Kekuasaan sendiri bukan tujuan utama dari kaum Muslimin, akan tetapi kekuasaan harus dilihat sebagai amanah yang dikaruniakan oleh Allah SWT untuk mengayomi masyarakat, menegakkan keadilan, membangun kesejahteraan bersama dan memelihara peradaban ummat. Setiap kekuasaan hendaknya tertanam dan mengandung pertanggung jawaban kepada Allah SWT dan ummat manusia. Dan setiap mu’min mengemban tugas menjadi pemimpin di alam ini, ia wajib merefleksikan dan mengaplikasikan Al Qur’an dan Assunnah sebagai satu-satunya pedoman hidup bagi (pribadinya) ummat manusia.
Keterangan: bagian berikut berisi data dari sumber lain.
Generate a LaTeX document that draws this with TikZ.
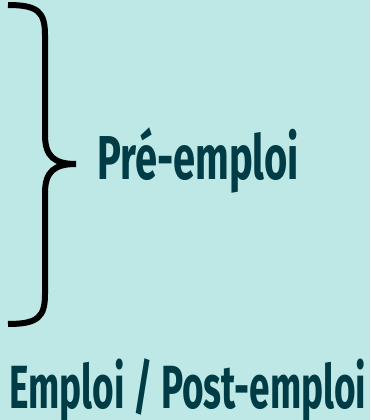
\documentclass[tikz,border=0pt]{standalone}
\usepackage{fontspec}
\setmainfont{Fira Sans}[BoldFont=* Bold]
\newfontfamily\labelfont{Fira Sans Bold}
\definecolor{bgteal}{HTML}{BEE8E5}
\definecolor{darkteal}{HTML}{003C45}
\begin{document}
\begin{tikzpicture}[x=1pt,y=-1pt,
  bracestyle/.style={line width=6pt, black, line cap=butt},
  labelstyle/.style={anchor=base west, inner sep=0pt, text=darkteal, font=\labelfont}]
\fill[bgteal] (0,0) rectangle (370,420);
\useasboundingbox (0,0) rectangle (370,420);
\coordinate (tip) at (76,164);
\draw[bracestyle] (8,5) .. controls (38,5) and (45,12) .. (45,35)
  -- (45,135) .. controls (45,157) and (55,164) .. (tip)
  .. controls (55,164) and (45,171) .. (45,193)
  -- (45,294) .. controls (45,317) and (38,324) .. (8,324);
\node[labelstyle] (pre) at (97,179) {\resizebox{202pt}{\height}{\fontsize{62}{62}\selectfont Pré-emploi}};
\node[labelstyle] (emp) at (9,408) {\resizebox{357pt}{\height}{\fontsize{61}{61}\selectfont Emploi / Post-emploi}};
\end{tikzpicture}
\end{document}
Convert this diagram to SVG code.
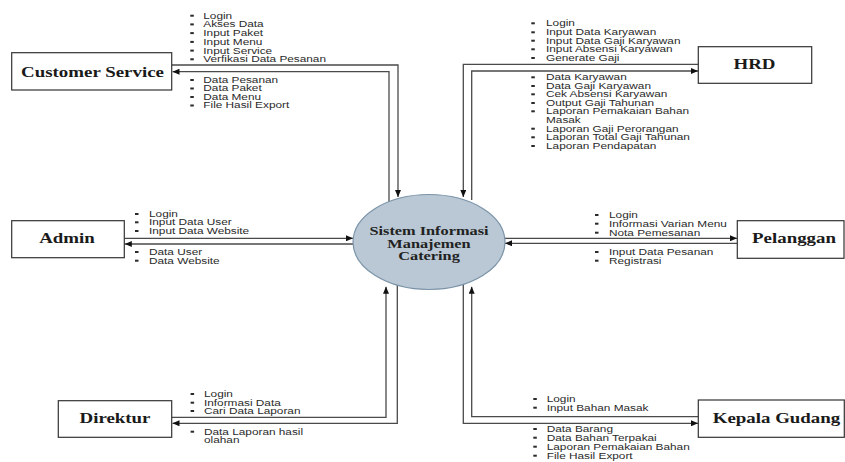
<svg xmlns="http://www.w3.org/2000/svg" width="845" height="462" viewBox="0 0 845 462">
<defs>
<marker id="arr" viewBox="0 0 7 6" refX="7" refY="3" markerWidth="7" markerHeight="6" markerUnits="userSpaceOnUse" orient="auto">
<path d="M0,0 L7,3 L0,6 z" fill="#111"/>
</marker>
</defs>
<style>
.box{fill:#fff;stroke:#333;stroke-width:1.2}
.bt{font-family:"Liberation Serif","Times New Roman",serif;font-weight:bold;font-size:13.6px;fill:#1a1a1a;text-anchor:middle}
.ct{font-family:"Liberation Serif","Times New Roman",serif;font-weight:bold;font-size:12px;fill:#222;text-anchor:middle}
.lt{font-family:"Liberation Sans",Arial,sans-serif;font-size:8.5px;fill:#2a2a2a}
.bl{fill:#2a2a2a}
.cn{fill:none;stroke:#4a4a4a;stroke-width:1.3}
</style>
<rect width="845" height="462" fill="#fff"/>
<g id="connectors">
<path class="cn" d="M172,65 H398 V197" marker-end="url(#arr)"/>
<path class="cn" d="M389,202 V71.7 H172.5" marker-end="url(#arr)"/>
<path class="cn" d="M698,64.3 H463.3 V197" marker-end="url(#arr)"/>
<path class="cn" d="M471.7,200 V71 H698" marker-end="url(#arr)"/>
<path class="cn" d="M124.3,238.3 H353" marker-end="url(#arr)"/>
<path class="cn" d="M353.5,244 H124.8" marker-end="url(#arr)"/>
<path class="cn" d="M504.5,238.3 H737" marker-end="url(#arr)"/>
<path class="cn" d="M737.3,243.3 H505" marker-end="url(#arr)"/>
<path class="cn" d="M172,417.3 H386 V286.7" marker-end="url(#arr)"/>
<path class="cn" d="M397.3,284.5 V423.3 H172.5" marker-end="url(#arr)"/>
<path class="cn" d="M698,416.7 H471.7 V286.7" marker-end="url(#arr)"/>
<path class="cn" d="M463.3,284.5 V423.3 H698" marker-end="url(#arr)"/>
</g>
<g id="process">
<ellipse cx="429" cy="242" rx="76" ry="47.5" fill="#b9c8d4" stroke="#7b93a8" stroke-width="1.2"/>
<g transform="translate(429,0) scale(1.36,1)">
<text class="ct" x="0" y="235.5">Sistem Informasi</text>
<text class="ct" x="0" y="248">Manajemen</text>
<text class="ct" x="0" y="260.5">Catering</text>
</g>
</g>
<g id="customer-service">
<rect class="box" x="11.7" y="52.7" width="160" height="37.3"/>
<text class="bt" transform="translate(92.5,76.7) scale(1.39,1)">Customer Service</text>
</g>
<g id="hrd">
<rect class="box" x="698.3" y="46.7" width="113.4" height="36.6"/>
<text class="bt" transform="translate(754.5,69.3) scale(1.39,1)">HRD</text>
</g>
<g id="admin">
<rect class="box" x="11.7" y="220.7" width="112.6" height="37"/>
<text class="bt" transform="translate(67,243.3) scale(1.39,1)">Admin</text>
</g>
<g id="pelanggan">
<rect class="box" x="737.3" y="220.7" width="106.7" height="37.6"/>
<text class="bt" transform="translate(794,243.3) scale(1.39,1)">Pelanggan</text>
</g>
<g id="direktur">
<rect class="box" x="58.3" y="400.7" width="113.4" height="36.6"/>
<text class="bt" transform="translate(115,422.7) scale(1.39,1)">Direktur</text>
</g>
<g id="kepala-gudang">
<rect class="box" x="698.3" y="400" width="146" height="37.3"/>
<text class="bt" transform="translate(776.5,422.7) scale(1.39,1)">Kepala Gudang</text>
</g>
<g id="labels">
<g class="bl">
<rect x="190.3" y="14.7" width="3.5" height="2"/><rect x="190.3" y="23.4" width="3.5" height="2"/><rect x="190.3" y="32.1" width="3.5" height="2"/><rect x="190.3" y="40.9" width="3.5" height="2"/><rect x="190.3" y="49.6" width="3.5" height="2"/><rect x="190.3" y="58.3" width="3.5" height="2"/>
<rect x="190.3" y="79" width="3.5" height="2"/><rect x="190.3" y="87.5" width="3.5" height="2"/><rect x="190.3" y="96" width="3.5" height="2"/><rect x="190.3" y="104.5" width="3.5" height="2"/>
<rect x="531.3" y="22.3" width="3.5" height="2"/><rect x="531.3" y="31.3" width="3.5" height="2"/><rect x="531.3" y="39.7" width="3.5" height="2"/><rect x="531.3" y="48.3" width="3.5" height="2"/><rect x="531.3" y="57" width="3.5" height="2"/>
<rect x="531.3" y="76.3" width="3.5" height="2"/><rect x="531.3" y="85" width="3.5" height="2"/><rect x="531.3" y="93.3" width="3.5" height="2"/><rect x="531.3" y="102" width="3.5" height="2"/><rect x="531.3" y="110.3" width="3.5" height="2"/><rect x="531.3" y="127.7" width="3.5" height="2"/><rect x="531.3" y="136.3" width="3.5" height="2"/><rect x="531.3" y="145" width="3.5" height="2"/>
<rect x="135" y="213" width="3.5" height="2"/><rect x="135" y="221.3" width="3.5" height="2"/><rect x="135" y="230" width="3.5" height="2"/>
<rect x="135" y="251" width="3.5" height="2"/><rect x="135" y="259.7" width="3.5" height="2"/>
<rect x="595" y="214" width="3.5" height="2"/><rect x="595" y="222.7" width="3.5" height="2"/><rect x="595" y="231.7" width="3.5" height="2"/>
<rect x="595" y="251" width="3.5" height="2"/><rect x="595" y="259.7" width="3.5" height="2"/>
<rect x="190.6" y="393" width="3.5" height="2"/><rect x="190.6" y="401.7" width="3.5" height="2"/><rect x="190.6" y="410" width="3.5" height="2"/>
<rect x="190.6" y="430.7" width="3.5" height="2"/>
<rect x="533.3" y="398" width="3.5" height="2"/><rect x="533.3" y="406.7" width="3.5" height="2"/>
<rect x="533.3" y="428" width="3.5" height="2"/><rect x="533.3" y="436.7" width="3.5" height="2"/><rect x="533.3" y="445.7" width="3.5" height="2"/><rect x="533.3" y="454.7" width="3.5" height="2"/>
</g>
<g transform="translate(203.3,0) scale(1.39,1)">
<text class="lt" x="0" y="18.7">Login</text>
<text class="lt" x="0" y="27.4">Akses Data</text>
<text class="lt" x="0" y="36.1">Input Paket</text>
<text class="lt" x="0" y="44.9">Input Menu</text>
<text class="lt" x="0" y="53.6">Input Service</text>
<text class="lt" x="0" y="62.3">Verfikasi Data Pesanan</text>
<text class="lt" x="0" y="83">Data Pesanan</text>
<text class="lt" x="0" y="91.5">Data Paket</text>
<text class="lt" x="0" y="100">Data Menu</text>
<text class="lt" x="0" y="108.5">File Hasil Export</text>
</g>
<g transform="translate(546,0) scale(1.39,1)">
<text class="lt" x="0" y="26.3">Login</text>
<text class="lt" x="0" y="35.3">Input Data Karyawan</text>
<text class="lt" x="0" y="43.7">Input Data Gaji Karyawan</text>
<text class="lt" x="0" y="52.3">Input Absensi Karyawan</text>
<text class="lt" x="0" y="61">Generate Gaji</text>
<text class="lt" x="0" y="80.3">Data Karyawan</text>
<text class="lt" x="0" y="89">Data Gaji Karyawan</text>
<text class="lt" x="0" y="97.3">Cek Absensi Karyawan</text>
<text class="lt" x="0" y="106">Output Gaji Tahunan</text>
<text class="lt" x="0" y="114.3">Laporan Pemakaian Bahan</text>
<text class="lt" x="0" y="123">Masak</text>
<text class="lt" x="0" y="131.7">Laporan Gaji Perorangan</text>
<text class="lt" x="0" y="140.3">Laporan Total Gaji Tahunan</text>
<text class="lt" x="0" y="149">Laporan Pendapatan</text>
</g>
<g transform="translate(149,0) scale(1.39,1)">
<text class="lt" x="0" y="217">Login</text>
<text class="lt" x="0" y="225.3">Input Data User</text>
<text class="lt" x="0" y="234">Input Data Website</text>
<text class="lt" x="0" y="255">Data User</text>
<text class="lt" x="0" y="263.7">Data Website</text>
</g>
<g transform="translate(609,0) scale(1.39,1)">
<text class="lt" x="0" y="218">Login</text>
<text class="lt" x="0" y="226.7">Informasi Varian Menu</text>
<text class="lt" x="0" y="235.7">Nota Pemesanan</text>
<text class="lt" x="0" y="255">Input Data Pesanan</text>
<text class="lt" x="0" y="263.7">Registrasi</text>
</g>
<g transform="translate(204,0) scale(1.39,1)">
<text class="lt" x="0" y="397">Login</text>
<text class="lt" x="0" y="405.7">Informasi Data</text>
<text class="lt" x="0" y="414">Cari Data Laporan</text>
<text class="lt" x="0" y="434.7">Data Laporan hasil</text>
<text class="lt" x="0" y="443">olahan</text>
</g>
<g transform="translate(546.7,0) scale(1.39,1)">
<text class="lt" x="0" y="402">Login</text>
<text class="lt" x="0" y="410.7">Input Bahan Masak</text>
<text class="lt" x="0" y="432">Data Barang</text>
<text class="lt" x="0" y="440.7">Data Bahan Terpakai</text>
<text class="lt" x="0" y="449.7">Laporan Pemakaian Bahan</text>
<text class="lt" x="0" y="458.7">File Hasil Export</text>
</g>
</g>
</svg>
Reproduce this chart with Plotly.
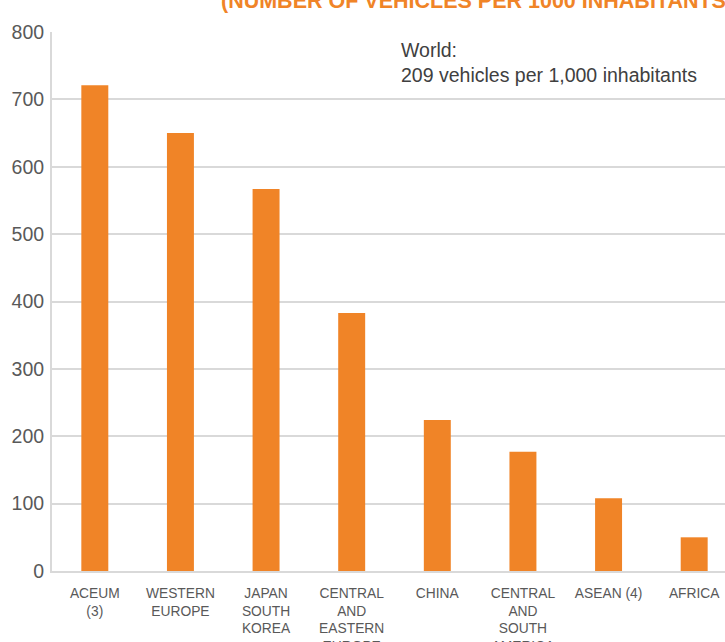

Rasulullah sangat mewanti wanti kepada mereka yang memegang kekuasaan, “Seorang pembesar yang memerintahi rakyat kaum Muslimin, apabila pembesar itu mati, sedang dia tidak jujur terhadap rakyat, niscaya dia dilarang oleh Allah masuk surga.” (HSR. Bukhari dari Ma’qil r.a.).



Wallohualam...


Sasaran Iqra’ adalah IPOLEKSOSBUDHANKAM yang merupakan benteng sistem ketatanegaraan. Suatu negara ini akan makmur gemah ripah loh jinawi, apabila landasan idiilnya mengacu kepada kebenaran mutlak. Pemerintah Arab Jahiliyyah sebelum turunnya Al Alaq’, kondisi sistem politiknya sangat labil, sehingga keutuhan nasional Hizaz terancam disintegrasi. Apalagi ketakutan atas adanya dua adikuasa, Roma dan Persia, cukup mengompori semangat disintegrasi itu. Disintegrasi terjadi karena keadilan tidak berkeadilan. Seluruh kekayaan rakyat di daerah disentralisasikan dan segalanya harus menunggu kebijakan sentral. Daerah hanya mendapat percikan anggaran yang tidak berimbang dengan pendapatan. Dikarenakan mengacu kepada asas “keseimbangan” dan “stabilitas nasional”.